**Supplied data**
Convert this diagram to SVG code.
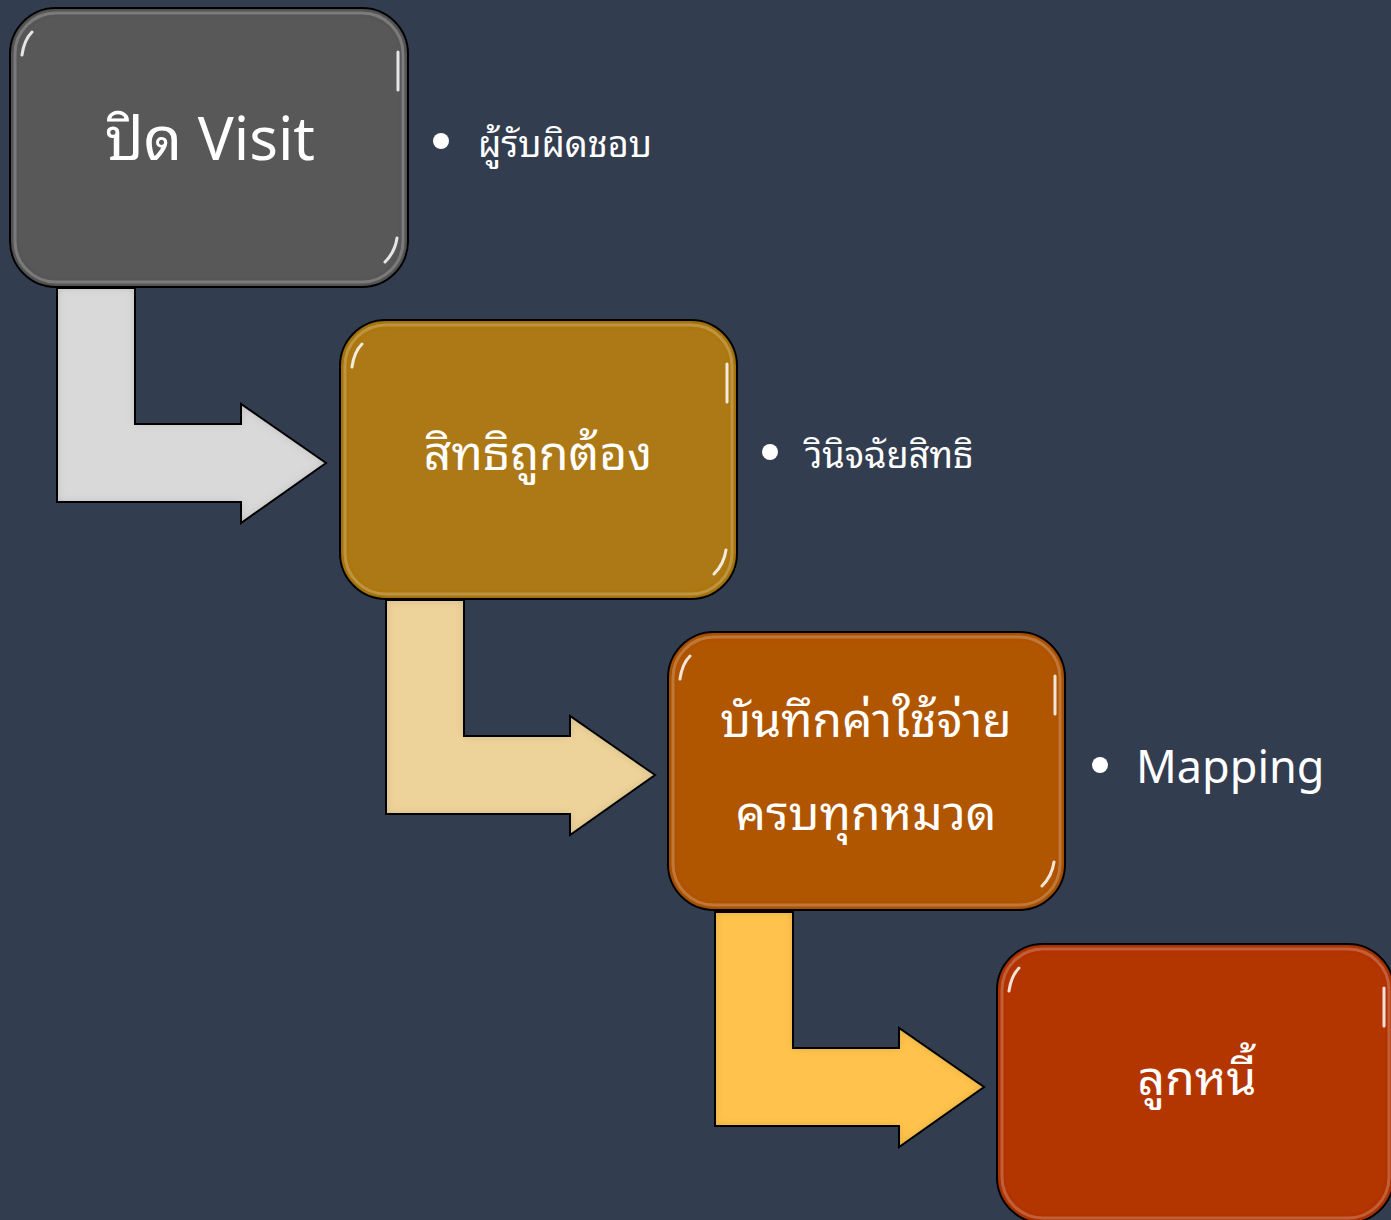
<svg xmlns="http://www.w3.org/2000/svg" width="1391" height="1220" viewBox="0 0 1391 1220">
<defs>
<style>
.box{stroke:#111;stroke-width:2}
.hl{fill:none;stroke:#fff;stroke-opacity:0.22;stroke-width:3}
.sp{fill:none;stroke:#fff;stroke-opacity:0.85;stroke-width:3;stroke-linecap:round}
.arr{stroke:#111;stroke-width:2;stroke-linejoin:miter}
.t{fill:#fff;font-family:"Noto Sans Thai Looped","Noto Sans","Noto Sans Thai","DejaVu Sans",sans-serif;text-anchor:middle}
.b{fill:#fff;font-family:"Noto Sans Thai Looped","Noto Sans","Noto Sans Thai","DejaVu Sans",sans-serif}
</style>
<filter id="bev" x="-5%" y="-5%" width="110%" height="110%">
<feGaussianBlur in="SourceAlpha" stdDeviation="5" result="b"/>
<feComposite in="SourceAlpha" in2="b" operator="arithmetic" k2="1" k3="-1" result="edge"/>
<feFlood flood-color="#000" flood-opacity="0.35"/>
<feComposite in2="edge" operator="in" result="sh"/>
<feMerge><feMergeNode in="SourceGraphic"/><feMergeNode in="sh"/></feMerge>
</filter>
</defs>
<rect width="1391" height="1220" fill="#333d50"/>
<g id="connectors">
<path class="arr" filter="url(#bev)" fill="#d9d9d9" d="M57 288 H135 V424 H241 V404 L326 463 L241 523 V502 H57 Z"/>
<path class="arr" filter="url(#bev)" fill="#edd39a" d="M386 600 H464 V736 H570 V716 L655 775 L570 835 V814 H386 Z"/>
<path class="arr" filter="url(#bev)" fill="#ffc34d" d="M715 912 H793 V1048 H899 V1028 L984 1087 L899 1147 V1126 H715 Z"/>
</g>
<g id="n1">
<rect class="box" x="10" y="8" width="398" height="279" rx="46" fill="#595959" filter="url(#bev)"/>
<rect class="hl" x="15" y="13" width="388" height="269" rx="41"/>
<path class="sp" d="M22 55 Q24 40 32 32 M398 52 V90 M397 238 Q395 252 385 262"/>
<text class="t" x="210" y="160" font-size="60">ปิด Visit</text>
</g>
<g id="n2">
<rect class="box" x="340" y="320" width="397" height="279" rx="46" fill="#ad7812" filter="url(#bev)"/>
<rect class="hl" x="345" y="325" width="387" height="269" rx="41"/>
<path class="sp" d="M352 367 Q354 352 362 344 M727 364 V402 M726 550 Q724 564 714 574"/>
<text class="t" x="538" y="470" font-size="48">สิทธิถูกต้อง</text>
</g>
<g id="n3">
<rect class="box" x="668" y="632" width="397" height="278" rx="46" fill="#b05500" filter="url(#bev)"/>
<rect class="hl" x="673" y="637" width="387" height="268" rx="41"/>
<path class="sp" d="M680 679 Q682 664 690 656 M1055 676 V714 M1054 862 Q1052 876 1042 886"/>
<text class="t" x="866" y="737" font-size="48">บันทึกค่าใช้จ่าย</text>
<text class="t" x="866" y="830" font-size="48">ครบทุกหมวด</text>
</g>
<g id="n4">
<rect class="box" x="997" y="944" width="397" height="279" rx="46" fill="#b33500" filter="url(#bev)"/>
<rect class="hl" x="1002" y="949" width="387" height="269" rx="41"/>
<path class="sp" d="M1009 991 Q1011 976 1019 968 M1384 988 V1026"/>
<text class="t" x="1197" y="1095" font-size="48">ลูกหนี้</text>
</g>
<g id="notes">
<circle cx="441" cy="141" r="8" fill="#fff"/>
<text class="b" x="478" y="157" font-size="36">ผู้รับผิดชอบ</text>
<circle cx="770" cy="452" r="8" fill="#fff"/>
<text class="b" x="805" y="468" font-size="36">วินิจฉัยสิทธิ</text>
<circle cx="1100" cy="765" r="8" fill="#fff"/>
<text class="b" x="1136" y="783" font-size="45">Mapping</text>
</g>
</svg>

**What is expected**
Go through the listing above and write it out again exactly, dropping the pictures.

**Solution to this task**
Convert this diagram to SVG code.
<svg xmlns="http://www.w3.org/2000/svg" width="1391" height="1220" viewBox="0 0 1391 1220">
<defs>
<style>
.box{stroke:#111;stroke-width:2}
.hl{fill:none;stroke:#fff;stroke-opacity:0.22;stroke-width:3}
.sp{fill:none;stroke:#fff;stroke-opacity:0.85;stroke-width:3;stroke-linecap:round}
.arr{stroke:#111;stroke-width:2;stroke-linejoin:miter}
.t{fill:#fff;font-family:"Noto Sans Thai Looped","Noto Sans","Noto Sans Thai","DejaVu Sans",sans-serif;text-anchor:middle}
.b{fill:#fff;font-family:"Noto Sans Thai Looped","Noto Sans","Noto Sans Thai","DejaVu Sans",sans-serif}
</style>
<filter id="bev" x="-5%" y="-5%" width="110%" height="110%">
<feGaussianBlur in="SourceAlpha" stdDeviation="5" result="b"/>
<feComposite in="SourceAlpha" in2="b" operator="arithmetic" k2="1" k3="-1" result="edge"/>
<feFlood flood-color="#000" flood-opacity="0.35"/>
<feComposite in2="edge" operator="in" result="sh"/>
<feMerge><feMergeNode in="SourceGraphic"/><feMergeNode in="sh"/></feMerge>
</filter>
</defs>
<rect width="1391" height="1220" fill="#333d50"/>
<g id="connectors">
<path class="arr" filter="url(#bev)" fill="#d9d9d9" d="M57 288 H135 V424 H241 V404 L326 463 L241 523 V502 H57 Z"/>
<path class="arr" filter="url(#bev)" fill="#edd39a" d="M386 600 H464 V736 H570 V716 L655 775 L570 835 V814 H386 Z"/>
<path class="arr" filter="url(#bev)" fill="#ffc34d" d="M715 912 H793 V1048 H899 V1028 L984 1087 L899 1147 V1126 H715 Z"/>
</g>
<g id="n1">
<rect class="box" x="10" y="8" width="398" height="279" rx="46" fill="#595959" filter="url(#bev)"/>
<rect class="hl" x="15" y="13" width="388" height="269" rx="41"/>
<path class="sp" d="M22 55 Q24 40 32 32 M398 52 V90 M397 238 Q395 252 385 262"/>
<text class="t" x="210" y="160" font-size="60">ปิด Visit</text>
</g>
<g id="n2">
<rect class="box" x="340" y="320" width="397" height="279" rx="46" fill="#ad7812" filter="url(#bev)"/>
<rect class="hl" x="345" y="325" width="387" height="269" rx="41"/>
<path class="sp" d="M352 367 Q354 352 362 344 M727 364 V402 M726 550 Q724 564 714 574"/>
<text class="t" x="538" y="470" font-size="48">สิทธิถูกต้อง</text>
</g>
<g id="n3">
<rect class="box" x="668" y="632" width="397" height="278" rx="46" fill="#b05500" filter="url(#bev)"/>
<rect class="hl" x="673" y="637" width="387" height="268" rx="41"/>
<path class="sp" d="M680 679 Q682 664 690 656 M1055 676 V714 M1054 862 Q1052 876 1042 886"/>
<text class="t" x="866" y="737" font-size="48">บันทึกค่าใช้จ่าย</text>
<text class="t" x="866" y="830" font-size="48">ครบทุกหมวด</text>
</g>
<g id="n4">
<rect class="box" x="997" y="944" width="397" height="279" rx="46" fill="#b33500" filter="url(#bev)"/>
<rect class="hl" x="1002" y="949" width="387" height="269" rx="41"/>
<path class="sp" d="M1009 991 Q1011 976 1019 968 M1384 988 V1026"/>
<text class="t" x="1197" y="1095" font-size="48">ลูกหนี้</text>
</g>
<g id="notes">
<circle cx="441" cy="141" r="8" fill="#fff"/>
<text class="b" x="478" y="157" font-size="36">ผู้รับผิดชอบ</text>
<circle cx="770" cy="452" r="8" fill="#fff"/>
<text class="b" x="805" y="468" font-size="36">วินิจฉัยสิทธิ</text>
<circle cx="1100" cy="765" r="8" fill="#fff"/>
<text class="b" x="1136" y="783" font-size="45">Mapping</text>
</g>
</svg>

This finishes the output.